The student practice of marking key passages in a text is the starting point for Framed Play (2016). The first page of Virginia Woolf’s To the Lighthouse is reproduced on a wall. One passage—a description of a six-year-old’s sensations as he plays—is highlighted. In a wry slowing down of the practice of swiping a marker under sentences, the artists have remade each letter with a Play-doh stamp.
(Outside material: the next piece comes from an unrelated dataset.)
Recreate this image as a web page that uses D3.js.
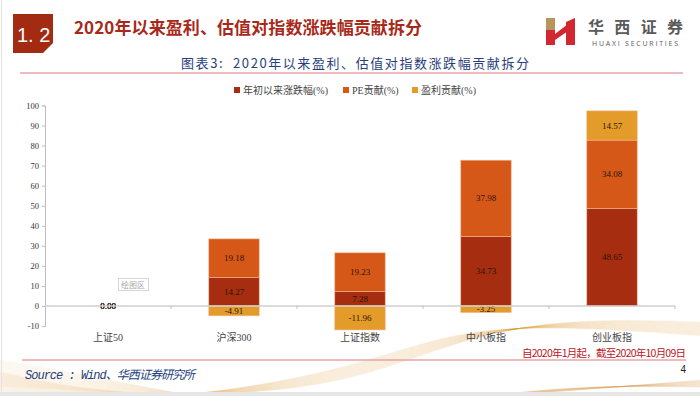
<!DOCTYPE html>
<html>
<head>
<meta charset="utf-8">
<script src="https://cdn.jsdelivr.net/npm/d3@7"></script>
<style>
  body { margin: 0; background: #fff; }
  svg { display: block; }
</style>
</head>
<body>
<script>
// data
var categories = ["上证50", "沪深300", "上证指数", "中小板指", "创业板指"];
var seriesNames = ["年初以来涨跌幅(%)", "PE贡献(%)", "盈利贡献(%)"];
var ytdChange = [0, 14.27, 7.28, 34.73, 48.65];
var peContrib = [0, 19.18, 19.23, 37.98, 34.08];
var epsContrib = [0, -4.91, -11.96, -3.25, 14.57];
var yTicks = [-10, 0, 10, 20, 30, 40, 50, 60, 70, 80, 90, 100];

var colors = ["#A62D10", "#D65818", "#E39B2A"];
var serif = "'Liberation Serif', 'Noto Sans CJK SC', serif";
var cjk = "'Noto Sans CJK SC', sans-serif";

var W = 700, H = 396;
var svg = d3.select("body").append("svg")
    .attr("width", W)
    .attr("height", H);

// ---- background decoration (gold waves at the bottom) ----
var deco = svg.append("g").attr("fill", "none").attr("stroke", "#D8933A");
var wave = d3.line().curve(d3.curveBasis);
for (var i = 0; i < 40; i++) {
  deco.append("path")
      .attr("d", wave([[0, 372 + i * 0.5], [120, 398 + i * 0.2], [330, 392 - i * 0.4], [450, 342 - i * 0.3], [560, 318 + i * 0.2], [700, 322 + i * 0.35]]))
      .attr("stroke-opacity", 0.1)
      .attr("stroke-width", 0.6);
}
for (var i = 0; i < 30; i++) {
  deco.append("path")
      .attr("d", wave([[0, 360 + i * 0.9], [90, 376 + i * 0.5], [200, 398], [260, 404]]))
      .attr("stroke-opacity", 0.1)
      .attr("stroke-width", 0.6);
}
for (var i = 0; i < 25; i++) {
  deco.append("path")
      .attr("d", wave([[470, 398], [580, 390 - i * 0.2], [700, 380 + i * 0.3]]))
      .attr("stroke-opacity", 0.12)
      .attr("stroke-width", 0.6);
}
svg.append("rect").attr("x", 0).attr("y", 392).attr("width", W).attr("height", 4).attr("fill", "#e6e6e6");
svg.append("line").attr("x1", 1.5).attr("x2", 1.5).attr("y1", 0).attr("y2", 392).attr("stroke", "#e2e2e2");

// ---- page header ----
svg.append("path")
    .attr("d", "M13,14H53V43L43,53H13Z")
    .attr("fill", "#A32B12");
svg.append("text")
    .attr("x", 17).attr("y", 42)
    .attr("font-family", "'Liberation Sans', Arial, sans-serif")
    .attr("font-size", 20)
    .attr("fill", "#fff")
    .text("1. 2");

svg.append("text")
    .attr("x", 74).attr("y", 34)
    .attr("font-family", cjk)
    .attr("font-weight", "bold")
    .attr("font-size", 17)
    .attr("fill", "#A8291A")
    .attr("textLength", 348)
    .text("2020年以来盈利、估值对指数涨跌幅贡献拆分");

// logo
var logo = svg.append("g");
logo.append("path").attr("d", "M546,18H555V30H546Z").attr("fill", "#B8955A");
logo.append("path").attr("d", "M546,30H555V45H546Z").attr("fill", "#D22630");
logo.append("path").attr("d", "M555,34L568,24V31L555,40Z").attr("fill", "#D22630");
logo.append("path").attr("d", "M566,22L575,18V45H566Z").attr("fill", "#D22630");
logo.append("text")
    .attr("x", 588).attr("y", 33)
    .attr("font-family", cjk)
    .attr("font-weight", "bold")
    .attr("font-size", 16)
    .attr("fill", "#5a5a5a")
    .attr("textLength", 95)
    .text("华西证券");
logo.append("text")
    .attr("x", 592).attr("y", 46)
    .attr("font-family", "'Open Sans', sans-serif")
    .attr("font-size", 7)
    .attr("fill", "#5a5a5a")
    .attr("textLength", 86)
    .text("HUAXI SECURITIES");

// chart title
svg.append("text")
    .attr("x", 181).attr("y", 68)
    .attr("font-family", cjk)
    .attr("font-size", 13)
    .attr("fill", "#2A3E7C")
    .attr("textLength", 348)
    .style("white-space", "pre")
    .text("图表3:  2020年以来盈利、估值对指数涨跌幅贡献拆分");
svg.append("line")
    .attr("x1", 20).attr("x2", 683)
    .attr("y1", 73).attr("y2", 73)
    .attr("stroke", "#E9A3A9").attr("stroke-width", 1.5);

// ---- chart ----
var xMap = d3.scaleBand().domain(categories).range([45, 675]).paddingInner(0.6).paddingOuter(0.3);
var yMap = d3.scaleLinear().domain([-10, 100]).range([326, 105.5]);

var rows = categories.map(function(c, i) {
  return { cat: c, s0: ytdChange[i], s1: peContrib[i], s2: epsContrib[i] };
});
var stack = d3.stack().keys(["s0", "s1", "s2"]).offset(d3.stackOffsetDiverging);
var layers = stack(rows);

// y axis
var yAxis = d3.axisLeft(yMap).tickValues(yTicks).tickSize(3).tickFormat(function(d) { return String(d); });
var yg = svg.append("g").attr("transform", "translate(45,0)").call(yAxis);
yg.select(".domain").attr("stroke", "#bdbdbd");
yg.selectAll(".tick line").attr("stroke", "#bdbdbd");
yg.selectAll(".tick text")
    .attr("font-family", serif)
    .attr("font-size", 8.5)
    .attr("fill", "#333")
    .attr("x", -6);

// bars
var layer = svg.selectAll(".layer")
    .data(layers)
  .enter().append("g")
    .attr("class", "layer")
    .attr("fill", function(d, i) { return colors[i]; });

layer.selectAll("rect")
    .data(function(d) { return d; })
  .enter().append("rect")
    .attr("x", function(d) { return xMap(d.data.cat); })
    .attr("width", xMap.bandwidth())
    .attr("y", function(d) { return yMap(Math.max(d[0], d[1])); })
    .attr("height", function(d) { return Math.abs(yMap(d[0]) - yMap(d[1])); })
    .attr("stroke", "#F2B48A")
    .attr("stroke-width", 0.6);

// zero line and category ticks
svg.append("line")
    .attr("x1", 45).attr("x2", 675)
    .attr("y1", yMap(0)).attr("y2", yMap(0))
    .attr("stroke", "#cfcfcf").attr("stroke-width", 1.5);
var gap = (xMap.step() - xMap.bandwidth()) / 2;
svg.selectAll(".ctick")
    .data(categories)
  .enter().append("line")
    .attr("class", "ctick")
    .attr("x1", function(d) { return xMap(d) + xMap.bandwidth() + gap; })
    .attr("x2", function(d) { return xMap(d) + xMap.bandwidth() + gap; })
    .attr("y1", yMap(0)).attr("y2", yMap(0) + 3)
    .attr("stroke", "#bdbdbd");

// value labels
layer.selectAll(".val")
    .data(function(d) { return d; })
  .enter().append("text")
    .attr("class", "val")
    .attr("x", function(d) { return xMap(d.data.cat) + xMap.bandwidth() / 2; })
    .attr("y", function(d) { return yMap((d[0] + d[1]) / 2); })
    .attr("dy", "0.35em")
    .attr("text-anchor", "middle")
    .attr("font-family", serif)
    .attr("font-size", 9)
    .attr("fill", "#2a1408")
    .text(function(d) { return d.data[this.parentNode.__data__.key].toFixed(2); });

// category labels
svg.selectAll(".cat")
    .data(categories)
  .enter().append("text")
    .attr("class", "cat")
    .attr("x", function(d) { return xMap(d) + xMap.bandwidth() / 2; })
    .attr("y", 341)
    .attr("text-anchor", "middle")
    .attr("font-family", serif)
    .attr("font-size", 10)
    .attr("fill", "#444")
    .text(function(d) { return d; });

// legend
var legendX = [234, 343, 412];
var legend = svg.selectAll(".legend")
    .data(seriesNames)
  .enter().append("g")
    .attr("class", "legend")
    .attr("transform", function(d, i) { return "translate(" + legendX[i] + ",90)"; });
legend.append("rect")
    .attr("x", 0).attr("y", -3)
    .attr("width", 6).attr("height", 6)
    .attr("fill", function(d, i) { return colors[i]; });
legend.append("text")
    .attr("x", 9).attr("y", 0)
    .attr("dy", "0.35em")
    .attr("font-family", serif)
    .attr("font-size", 10)
    .attr("fill", "#444")
    .text(function(d) { return d; });

// plot-area hover tag left in the screenshot
svg.append("rect")
    .attr("x", 118.5).attr("y", 278.5).attr("width", 30).attr("height", 12)
    .attr("fill", "#fff").attr("stroke", "#d6d6d6");
svg.append("text")
    .attr("x", 133).attr("y", 288)
    .attr("text-anchor", "middle")
    .attr("font-family", cjk)
    .attr("font-size", 8)
    .attr("fill", "#aaa")
    .text("绘图区");

// ---- footer ----
svg.append("text")
    .attr("x", 686).attr("y", 357)
    .attr("text-anchor", "end")
    .attr("font-family", cjk)
    .attr("font-size", 10.5)
    .attr("fill", "#C0141E")
    .attr("textLength", 164)
    .text("自2020年1月起，截至2020年10月09日");
svg.append("line")
    .attr("x1", 22).attr("x2", 686)
    .attr("y1", 360).attr("y2", 360)
    .attr("stroke", "#E9A3A9").attr("stroke-width", 1.5);
svg.append("text")
    .attr("x", 686).attr("y", 373)
    .attr("text-anchor", "end")
    .attr("font-family", "'Liberation Sans', Arial, sans-serif")
    .attr("font-size", 10)
    .attr("fill", "#222")
    .text("4");
svg.append("text")
    .attr("x", 25).attr("y", 379)
    .attr("font-family", "'Liberation Mono', 'Noto Sans CJK SC', monospace")
    .attr("font-style", "italic")
    .attr("font-size", 12)
    .attr("fill", "#24407E")
    .attr("textLength", 170)
    .text("Source : Wind、华西证券研究所");
</script>
</body>
</html>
The colorful Play-doh letters match Woolf’s description of the boy’s imaginary world as he cuts out images from a catalogue: “The wheelbarrow, the lawn mower, the sound of poplar trees, leaves whitening before rain, rooks cawing, brooms knocking, dresses rustling—all these were so coloured and distinguished in his mind that he had already his private code, his secret language.”

RohwaJeong’s gestures are quiet and often ephemeral—a momentary framing or intervention that redirects attention. A brick wall from which buttercream frosting appears to ooze. A room partially tiled with caramelized sugar. A mosquito net embroidered with the phrase “Still Life.” Cutting boards on which the word “aesthetic” appears to have been disassembled. This latter work is an artistic statement of sorts. The artists, in discovering the similar spellings of “aesthetic,” “ethic,” and “ethnic,” considered connections among these words. They explain: “We thought about how these connections relate to contemporary issues, such as the refugee crisis, the intervention of world powers in the affairs of weak states, Western-oriented theory, and the aesthetic of neoliberalism. We wanted to address these heavy discourses with light and trivial kitchenware. The connections also speak to our own experience, and the question of how we can deliver virtue (‘ethic’) through our art practice (‘aesthetic’) from the smallest continent of East Asia (‘ethnic’).”